> _Provided material_:
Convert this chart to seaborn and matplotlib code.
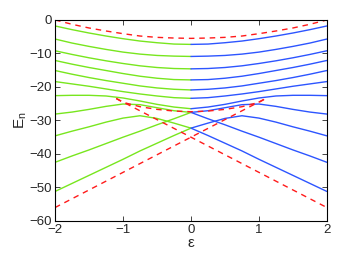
import numpy as np
import pandas as pd
import seaborn as sns
import matplotlib
matplotlib.use("Agg")
import matplotlib.pyplot as plt

# epsilon grid for the left half (green); blue half is the mirror image
eps = [-2.0, -1.75, -1.5, -1.25, -1.0, -0.75, -0.5, -0.25, 0.0]

# energy levels E_n, one list per level
levels = [
    [-1.8, -2.9, -3.9, -4.8, -5.6, -6.3, -6.8, -7.2, -7.3],
    [-5.7, -6.9, -7.9, -8.8, -9.6, -10.2, -10.6, -10.8, -10.9],
    [-9.2, -10.3, -11.3, -12.2, -13.0, -13.7, -14.2, -14.5, -14.6],
    [-12.1, -13.2, -14.2, -15.1, -16.0, -16.8, -17.4, -17.8, -17.9],
    [-15.1, -16.2, -17.2, -18.1, -18.9, -19.7, -20.3, -20.7, -20.9],
    [-18.4, -19.1, -19.8, -20.6, -21.4, -22.1, -22.7, -23.2, -23.4],
    [-22.6, -22.5, -22.5, -22.7, -23.3, -24.2, -25.2, -26.0, -26.5],
    [-28.1, -27.5, -26.7, -25.8, -25.1, -25.3, -26.2, -27.1, -27.6],
    [-34.6, -33.2, -31.9, -30.5, -29.3, -28.6, -29.4, -30.8, -32.3],
    [-42.5, -40.6, -38.8, -36.9, -35.0, -33.2, -31.3, -29.5, -27.6],
    [-51.2, -48.8, -46.4, -44.0, -41.6, -39.1, -36.8, -34.5, -32.3],
]

# mean-field curves (red dashed)
top_eps = [-2.0, -1.75, -1.5, -1.25, -1.0, -0.75, -0.5, -0.25, 0.0,
           0.25, 0.5, 0.75, 1.0, 1.25, 1.5, 1.75, 2.0]
top_E = [0.0, -1.3, -2.4, -3.3, -4.1, -4.8, -5.2, -5.4, -5.5,
         -5.4, -5.2, -4.8, -4.1, -3.3, -2.4, -1.3, 0.0]
saddle_eps = [-1.1, -1.0, -0.75, -0.5, -0.25, 0.0, 0.25, 0.5, 0.75, 1.0, 1.1]
saddle_E = [-23.45, -24.6, -25.9, -26.7, -27.2, -27.4, -27.2, -26.7, -25.9, -24.6, -23.45]
up_eps = [-2.0, 1.1]
up_E = [-56.0, -23.45]
down_eps = [-1.1, 2.0]
down_E = [-23.45, -56.0]

green = "#78e61e"
blue = "#2d55ff"
red = "#ff1a1a"

sns.set_style("ticks")
plt.rcParams["font.family"] = ["Liberation Sans", "DejaVu Sans"]
plt.rcParams["mathtext.default"] = "regular"

fig = plt.figure(figsize=(3.6, 2.59), dpi=100)
ax = fig.add_axes([0.153, 0.147, 0.755, 0.776])

for lev in levels:
    sns.lineplot(x=eps, y=lev, color=green, lw=1.0, ax=ax, sort=False, estimator=None)
    sns.lineplot(x=[-e for e in eps], y=lev, color=blue, lw=1.0, ax=ax, sort=False, estimator=None)

for xs, ys in [(top_eps, top_E), (saddle_eps, saddle_E), (up_eps, up_E), (down_eps, down_E)]:
    sns.lineplot(x=xs, y=ys, color=red, lw=1.0, ax=ax, sort=False, estimator=None,
                 linestyle=(0, (4, 3.5)))

ax.set_xlim(-2, 2)
ax.set_ylim(-60, 0)
ax.set_xticks([-2, -1, 0, 1, 2])
ax.set_yticks([-60, -50, -40, -30, -20, -10, 0])
ax.tick_params(direction="in", length=3.5, width=0.6, labelsize=9.5,
               top=True, right=True, pad=2.5)
for s in ax.spines.values():
    s.set_linewidth(0.8)
    s.set_color("black")
ax.set_xlabel("ε", fontsize=11, labelpad=0)
ax.set_ylabel("E$_n$", fontsize=11, labelpad=0)

fig.savefig("out.png", dpi=100)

> _Exercise directions_: Transcribe the material exactly, and leave out whatever pictures it holds.

> _Result for this task_:
Convert this chart to seaborn and matplotlib code.
import numpy as np
import pandas as pd
import seaborn as sns
import matplotlib
matplotlib.use("Agg")
import matplotlib.pyplot as plt

# epsilon grid for the left half (green); blue half is the mirror image
eps = [-2.0, -1.75, -1.5, -1.25, -1.0, -0.75, -0.5, -0.25, 0.0]

# energy levels E_n, one list per level
levels = [
    [-1.8, -2.9, -3.9, -4.8, -5.6, -6.3, -6.8, -7.2, -7.3],
    [-5.7, -6.9, -7.9, -8.8, -9.6, -10.2, -10.6, -10.8, -10.9],
    [-9.2, -10.3, -11.3, -12.2, -13.0, -13.7, -14.2, -14.5, -14.6],
    [-12.1, -13.2, -14.2, -15.1, -16.0, -16.8, -17.4, -17.8, -17.9],
    [-15.1, -16.2, -17.2, -18.1, -18.9, -19.7, -20.3, -20.7, -20.9],
    [-18.4, -19.1, -19.8, -20.6, -21.4, -22.1, -22.7, -23.2, -23.4],
    [-22.6, -22.5, -22.5, -22.7, -23.3, -24.2, -25.2, -26.0, -26.5],
    [-28.1, -27.5, -26.7, -25.8, -25.1, -25.3, -26.2, -27.1, -27.6],
    [-34.6, -33.2, -31.9, -30.5, -29.3, -28.6, -29.4, -30.8, -32.3],
    [-42.5, -40.6, -38.8, -36.9, -35.0, -33.2, -31.3, -29.5, -27.6],
    [-51.2, -48.8, -46.4, -44.0, -41.6, -39.1, -36.8, -34.5, -32.3],
]

# mean-field curves (red dashed)
top_eps = [-2.0, -1.75, -1.5, -1.25, -1.0, -0.75, -0.5, -0.25, 0.0,
           0.25, 0.5, 0.75, 1.0, 1.25, 1.5, 1.75, 2.0]
top_E = [0.0, -1.3, -2.4, -3.3, -4.1, -4.8, -5.2, -5.4, -5.5,
         -5.4, -5.2, -4.8, -4.1, -3.3, -2.4, -1.3, 0.0]
saddle_eps = [-1.1, -1.0, -0.75, -0.5, -0.25, 0.0, 0.25, 0.5, 0.75, 1.0, 1.1]
saddle_E = [-23.45, -24.6, -25.9, -26.7, -27.2, -27.4, -27.2, -26.7, -25.9, -24.6, -23.45]
up_eps = [-2.0, 1.1]
up_E = [-56.0, -23.45]
down_eps = [-1.1, 2.0]
down_E = [-23.45, -56.0]

green = "#78e61e"
blue = "#2d55ff"
red = "#ff1a1a"

sns.set_style("ticks")
plt.rcParams["font.family"] = ["Liberation Sans", "DejaVu Sans"]
plt.rcParams["mathtext.default"] = "regular"

fig = plt.figure(figsize=(3.6, 2.59), dpi=100)
ax = fig.add_axes([0.153, 0.147, 0.755, 0.776])

for lev in levels:
    sns.lineplot(x=eps, y=lev, color=green, lw=1.0, ax=ax, sort=False, estimator=None)
    sns.lineplot(x=[-e for e in eps], y=lev, color=blue, lw=1.0, ax=ax, sort=False, estimator=None)

for xs, ys in [(top_eps, top_E), (saddle_eps, saddle_E), (up_eps, up_E), (down_eps, down_E)]:
    sns.lineplot(x=xs, y=ys, color=red, lw=1.0, ax=ax, sort=False, estimator=None,
                 linestyle=(0, (4, 3.5)))

ax.set_xlim(-2, 2)
ax.set_ylim(-60, 0)
ax.set_xticks([-2, -1, 0, 1, 2])
ax.set_yticks([-60, -50, -40, -30, -20, -10, 0])
ax.tick_params(direction="in", length=3.5, width=0.6, labelsize=9.5,
               top=True, right=True, pad=2.5)
for s in ax.spines.values():
    s.set_linewidth(0.8)
    s.set_color("black")
ax.set_xlabel("ε", fontsize=11, labelpad=0)
ax.set_ylabel("E$_n$", fontsize=11, labelpad=0)

fig.savefig("out.png", dpi=100)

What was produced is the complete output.